Frequently Asked Questions

What are schematic symbols?

Schematic symbols are standardized pictograms used in circuit diagrams to represent electrical and electronic components such as wires, batteries, resistors, and transistors. Defined primarily by IEC 60617 internationally and IEEE 315 in North America, these symbols allow engineers and technicians worldwide to read and design circuits without language barriers.

How do you read a schematic for beginners?

Start with the three most common component types: resistors (zigzag or rectangle, R prefix), capacitors (parallel lines, C prefix), and batteries (uneven parallel lines). Then learn to trace nets — the lines connecting component terminals. Ground symbols anchor all voltage references. Reference designators (R, C, U) map each symbol to the bill of materials.

What is the difference between IEC and ANSI schematic symbols?

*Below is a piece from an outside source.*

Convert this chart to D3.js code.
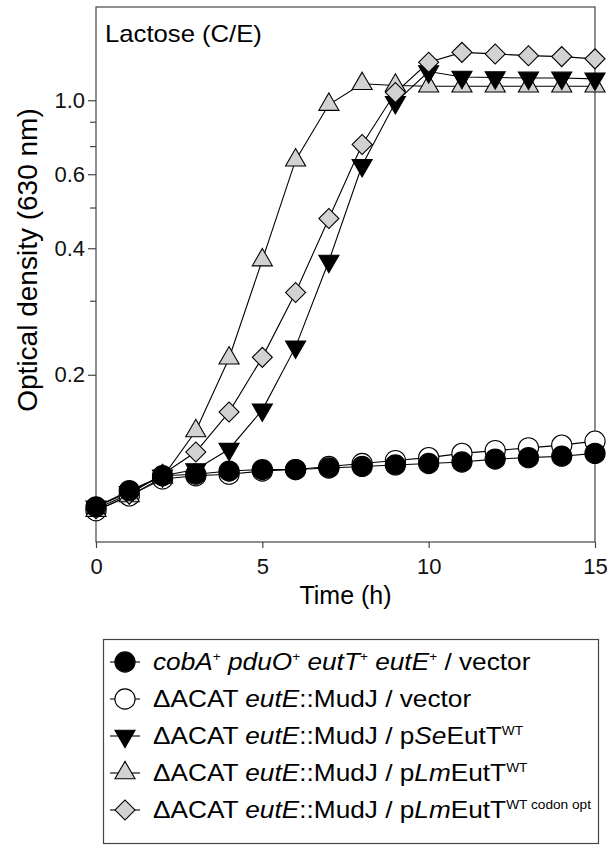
<!DOCTYPE html>
<html>
<head>
<meta charset="utf-8">
<script src="https://cdn.jsdelivr.net/npm/d3@7"></script>
<style>
  body { margin: 0; background: #fff; }
  svg { display: block; font-family: "Liberation Sans", Arial, Helvetica, sans-serif; }
</style>
</head>
<body>
<div id="chart"></div>
<script>
// time points (h)
const hours = [0, 1, 2, 3, 4, 5, 6, 7, 8, 9, 10, 11, 12, 13, 14, 15];

// OD630
const odWildType = [0.097, 0.106, 0.115, 0.116, 0.118, 0.119, 0.119, 0.120, 0.121, 0.122, 0.123, 0.124, 0.126, 0.127, 0.128, 0.130];
const odAcatVector = [0.095, 0.103, 0.113, 0.115, 0.116, 0.118, 0.119, 0.121, 0.123, 0.125, 0.127, 0.130, 0.132, 0.134, 0.136, 0.139];
const odSeEutT = [0.097, 0.105, 0.115, 0.119, 0.133, 0.165, 0.233, 0.373, 0.630, 0.890, 1.053, 1.022, 1.019, 1.017, 1.017, 1.012];
const odLmEutT = [0.095, 0.103, 0.114, 0.147, 0.219, 0.375, 0.648, 0.879, 0.985, 0.976, 0.972, 0.972, 0.972, 0.972, 0.972, 0.972];
const odLmEutTOpt = [0.096, 0.104, 0.116, 0.131, 0.163, 0.220, 0.314, 0.471, 0.706, 0.939, 1.108, 1.170, 1.160, 1.149, 1.143, 1.129];

const xTicks = [0, 5, 10, 15];
// the figure's top labelled tick sits at the 0.9 gridline but reads "1.0"
const yMajorTicks = [0.2, 0.4, 0.6, 0.9];
const yMajorLabels = ["0.2", "0.4", "0.6", "1.0"];
const yMinorTicks = [0.3, 0.5, 0.7, 0.8];

const panelTitle = "Lactose (C/E)";
const xTitle = "Time (h)";
const yTitle = "Optical density (630 nm)";

// legend labels as text runs: i = italic, s = superscript
const legendLabels = [
  [{t: "cobA", i: 1}, {t: "+", s: 1}, {t: " "}, {t: "pduO", i: 1}, {t: "+", s: 1}, {t: " "}, {t: "eutT", i: 1}, {t: "+", s: 1}, {t: " "}, {t: "eutE", i: 1}, {t: "+", s: 1}, {t: " / vector"}],
  [{t: "\u0394ACAT "}, {t: "eutE", i: 1}, {t: "::MudJ / vector"}],
  [{t: "\u0394ACAT "}, {t: "eutE", i: 1}, {t: "::MudJ / p"}, {t: "Se", i: 1}, {t: "EutT"}, {t: "WT", s: 1}],
  [{t: "\u0394ACAT "}, {t: "eutE", i: 1}, {t: "::MudJ / p"}, {t: "Lm", i: 1}, {t: "EutT"}, {t: "WT", s: 1}],
  [{t: "\u0394ACAT "}, {t: "eutE", i: 1}, {t: "::MudJ / p"}, {t: "Lm", i: 1}, {t: "EutT"}, {t: "WT codon opt", s: 1}]
];

const series = [
  {values: odWildType, shape: "circle", fill: "#000"},
  {values: odAcatVector, shape: "circle", fill: "#fff"},
  {values: odSeEutT, shape: "down", fill: "#000"},
  {values: odLmEutT, shape: "up", fill: "#d2d2d2"},
  {values: odLmEutTOpt, shape: "diamond", fill: "#d2d2d2"}
];
// markers stacking order (bottom -> top)
const drawOrder = [1, 3, 2, 4, 0];

const W = 611, H = 845;
const plotL = 96, plotR = 595, plotT = 7, plotB = 542;

const svg = d3.select("#chart").append("svg")
  .attr("width", W).attr("height", H);

const x = d3.scaleLinear().domain([0, 15]).range([plotL, plotR]);
const y = d3.scaleLog().domain([0.08, 1.5]).range([plotB, plotT]);

function symbolPath(shape) {
  if (shape === "circle") return d3.symbol(d3.symbolCircle, 320)();
  if (shape === "diamond") return d3.symbol(d3.symbolSquare, 200)();
  return d3.symbol(d3.symbolTriangle, 175)();
}
function symbolRotate(shape) {
  if (shape === "diamond") return 45;
  if (shape === "down") return 180;
  return 0;
}

// frame
svg.append("rect")
  .attr("x", plotL).attr("y", plotT)
  .attr("width", plotR - plotL).attr("height", plotB - plotT)
  .attr("fill", "none").attr("stroke", "#444").attr("stroke-width", 1.2);

// axes
const xAxis = svg.append("g")
  .attr("transform", "translate(0," + plotB + ")")
  .call(d3.axisBottom(x).tickValues(xTicks).tickFormat(d3.format("d")).tickSize(6).tickPadding(10));

const yAxis = svg.append("g")
  .attr("transform", "translate(" + plotL + ",0)")
  .call(d3.axisLeft(y).tickValues(yMajorTicks)
    .tickFormat(function(d, i) { return yMajorLabels[i]; })
    .tickSize(8).tickPadding(3));

const yMinor = svg.append("g")
  .attr("transform", "translate(" + plotL + ",0)")
  .call(d3.axisLeft(y).tickValues(yMinorTicks).tickFormat("").tickSize(6));

[xAxis, yAxis, yMinor].forEach(function(g) {
  g.select(".domain").remove();
  g.selectAll(".tick line").attr("stroke", "#444").attr("stroke-width", 1.2);
  g.selectAll("text").attr("font-size", 22).attr("fill", "#111")
    .attr("font-family", "'Liberation Sans', Arial, sans-serif");
});

// titles
svg.append("text")
  .attr("x", (plotL + plotR) / 2).attr("y", 604)
  .attr("text-anchor", "middle").attr("font-size", 25)
  .text(xTitle);

svg.append("text")
  .attr("transform", "translate(37," + 260 + ") rotate(-90)")
  .attr("text-anchor", "middle").attr("font-size", 28)
  .text(yTitle);

svg.append("text")
  .attr("x", 105).attr("y", 42)
  .attr("font-size", 24)
  .attr("transform", "translate(105,0) scale(1.07,1) translate(-105,0)")
  .text(panelTitle);

// lines
const line = d3.line()
  .x(function(d, i) { return x(hours[i]); })
  .y(function(d) { return y(d); });

series.forEach(function(s) {
  svg.append("path")
    .attr("d", line(s.values))
    .attr("fill", "none")
    .attr("stroke", "#000")
    .attr("stroke-width", 1.1);
});

// markers
drawOrder.forEach(function(k) {
  const s = series[k];
  svg.append("g").selectAll("path")
    .data(s.values)
    .enter().append("path")
    .attr("d", symbolPath(s.shape))
    .attr("transform", function(d, i) {
      return "translate(" + x(hours[i]) + "," + y(d) + ") rotate(" + symbolRotate(s.shape) + ")";
    })
    .attr("fill", s.fill)
    .attr("stroke", "#000")
    .attr("stroke-width", 1.1);
});

// legend
const legend = svg.append("g");
legend.append("rect")
  .attr("x", 103.5).attr("y", 639.5)
  .attr("width", 495).attr("height", 204)
  .attr("fill", "none").attr("stroke", "#444").attr("stroke-width", 1.2);

const rowY = d3.scalePoint().domain(d3.range(series.length)).range([662, 810]);

series.forEach(function(s, k) {
  const cy = rowY(k);
  const row = legend.append("g");
  row.append("line")
    .attr("x1", 110).attr("x2", 140)
    .attr("y1", cy).attr("y2", cy)
    .attr("stroke", "#000").attr("stroke-width", 1.1);
  row.append("path")
    .attr("d", symbolPath(s.shape))
    .attr("transform", "translate(125," + cy + ") rotate(" + symbolRotate(s.shape) + ")")
    .attr("fill", s.fill).attr("stroke", "#000").attr("stroke-width", 1.1);

  // reference lettering is set wider than Liberation Sans
  const txt = row.append("text")
    .attr("transform", "translate(153," + (cy + 8) + ") scale(1.14,1)")
    .attr("font-size", 23);
  let raised = false;
  legendLabels[k].forEach(function(seg) {
    const ts = txt.append("tspan").text(seg.t);
    if (seg.i) ts.attr("font-style", "italic");
    if (seg.s) {
      ts.attr("font-size", 12).attr("dy", raised ? 0 : -9);
      raised = true;
    } else if (raised) {
      ts.attr("dy", 9);
      raised = false;
    }
  });
});
</script>
</body>
</html>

IEC 60617 symbols use rectangle-style representations for resistors and inductors, common in Europe. IEEE/ANSI symbols use zigzag lines for resistors and looped coils for inductors, standard in North America. Both represent the same components — the visual convention differs, not the meaning.

How do I identify an unknown component on a schematic?

Look for the reference designator prefix: R means resistor, C means capacitor, L means inductor, D means diode, Q means transistor, U means IC, Y means crystal. The number following the prefix identifies that specific component on the bill of materials.

What does a triangle symbol mean on a schematic?

A downward-pointing triangle on a schematic represents a ground connection. Three variants exist: signal ground (the circuit’s common voltage reference), chassis ground (connected to the device enclosure), and earth ground (connected to the physical earth). These serve different purposes and should not be assumed interchangeable, particularly in power supply and safety circuits.